By default, expect further devaluation to bring gains for Sterling, the Euro and Greenback. Keep in mind however, that talk of rises in interest rates in the US or UK have already – to a certain extent – been priced in. Turmoil in China may put interest rate rises back, meaning a weakening in those currencies too.

Commodities
Metals were the big loser – with copper falling 4 percent to a 6-year low. When it becomes more expensive for the world’s biggest consumer of raw materials to import them, a downward spike is inevitable – so expect more of the same in the event of further yuan devaluation. The developments in China were also enough to push the price of Brent crude below the $40-per barrel mark.
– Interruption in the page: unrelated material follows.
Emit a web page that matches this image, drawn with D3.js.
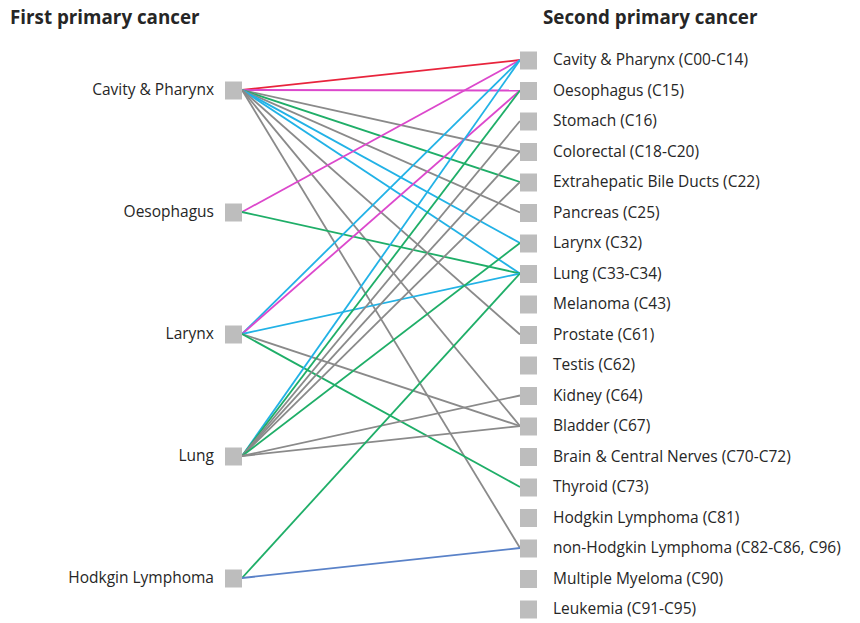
<!doctype html>
<html>
  <head>
    <meta charset="utf-8"/>
    <style>
      body { margin: 0; background: #fff; }
      text { font-family: "Open Sans", sans-serif; fill: #262626; }
    </style>
  </head>
  <body>
    <script src="https://cdn.jsdelivr.net/npm/d3@7/dist/d3.min.js"></script>
    <script>
      const firstCancers = ['Cavity & Pharynx', 'Oesophagus', 'Larynx', 'Lung', 'Hodkgin Lymphoma'];

      const secondCancers = [
        'Cavity & Pharynx (C00-C14)', 'Oesophagus (C15)', 'Stomach (C16)', 'Colorectal (C18-C20)',
        'Extrahepatic Bile Ducts (C22)', 'Pancreas (C25)', 'Larynx (C32)', 'Lung (C33-C34)',
        'Melanoma (C43)', 'Prostate (C61)', 'Testis (C62)', 'Kidney (C64)', 'Bladder (C67)',
        'Brain & Central Nerves (C70-C72)', 'Thyroid (C73)', 'Hodgkin Lymphoma (C81)',
        'non-Hodgkin Lymphoma (C82-C86, C96)', 'Multiple Myeloma (C90)', 'Leukemia (C91-C95)'
      ];

      // [first index, second index, colour group]
      const links = [
        [0, 0, 'red'], [0, 1, 'magenta'], [0, 3, 'grey'], [0, 4, 'green'], [0, 5, 'grey'],
        [0, 6, 'cyan'], [0, 7, 'cyan'], [0, 9, 'grey'], [0, 12, 'grey'], [0, 16, 'grey'],
        [1, 0, 'magenta'], [1, 7, 'green'],
        [2, 0, 'cyan'], [2, 1, 'magenta'], [2, 7, 'cyan'], [2, 12, 'grey'], [2, 14, 'green'],
        [3, 0, 'cyan'], [3, 1, 'green'], [3, 2, 'grey'], [3, 3, 'grey'], [3, 4, 'grey'],
        [3, 6, 'green'], [3, 11, 'grey'], [3, 12, 'grey'],
        [4, 7, 'green'], [4, 16, 'blue']
      ];

      const colours = {
        red: '#e8243c', magenta: '#dc48cc', cyan: '#22b2e6',
        green: '#1fae68', grey: '#8a8a8a', blue: '#5a82c8'
      };

      const width = 860, height = 623;
      const box = 17;

      const svg = d3.select('body').append('svg')
            .attr('width', width)
            .attr('height', height);

      const yLeft = d3.scalePoint().domain(d3.range(firstCancers.length)).range([90, 578]);
      const yRight = d3.scalePoint().domain(d3.range(secondCancers.length)).range([60, 609]);
      const xLeft = 225, xRight = 520;

      svg.append('text')
        .attr('x', 10).attr('y', 24)
        .style('font-weight', 'bold').style('font-size', '18.8px')
        .text('First primary cancer');

      svg.append('text')
        .attr('x', 543).attr('y', 24)
        .style('font-weight', 'bold').style('font-size', '18.8px')
        .text('Second primary cancer');

      svg.append('g')
        .selectAll('line')
        .data(links)
        .join('line')
        .attr('x1', xLeft + box)
        .attr('y1', d => yLeft(d[0]))
        .attr('x2', xRight)
        .attr('y2', d => yRight(d[1]))
        .attr('stroke', d => colours[d[2]])
        .attr('stroke-width', 1.8);

      const left = svg.append('g')
            .selectAll('g')
            .data(firstCancers)
            .join('g')
            .attr('transform', (d, i) => 'translate(0,' + yLeft(i) + ')');

      left.append('rect')
        .attr('x', xLeft).attr('y', -box / 2)
        .attr('width', box).attr('height', box + 1)
        .attr('fill', '#bdbdbd');

      left.append('text')
        .attr('x', 214).attr('dy', '0.35em')
        .attr('text-anchor', 'end')
        .style('font-size', '15.5px')
        .text(d => d);

      const right = svg.append('g')
            .selectAll('g')
            .data(secondCancers)
            .join('g')
            .attr('transform', (d, i) => 'translate(0,' + yRight(i) + ')');

      right.append('rect')
        .attr('x', xRight).attr('y', -box / 2)
        .attr('width', box).attr('height', box + 1)
        .attr('fill', '#bdbdbd');

      right.append('text')
        .attr('x', 553).attr('dy', '0.35em')
        .style('font-size', '15.5px')
        .text(d => d);
    </script>
  </body>
</html>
For gold, however, it’s a case of the safe-haven effect kicking in: it rose to a 3-week high following the yuan shift.

Stocks
If further devaluation is in the air, it’s a case of reviewing your portfolio and getting bearish on the stocks of any companies that are heavily exposed to the Chinese export market. By way of illustration, the likes of Burberry and Jaguar Land Rover took a big hit – as did the big mining groups.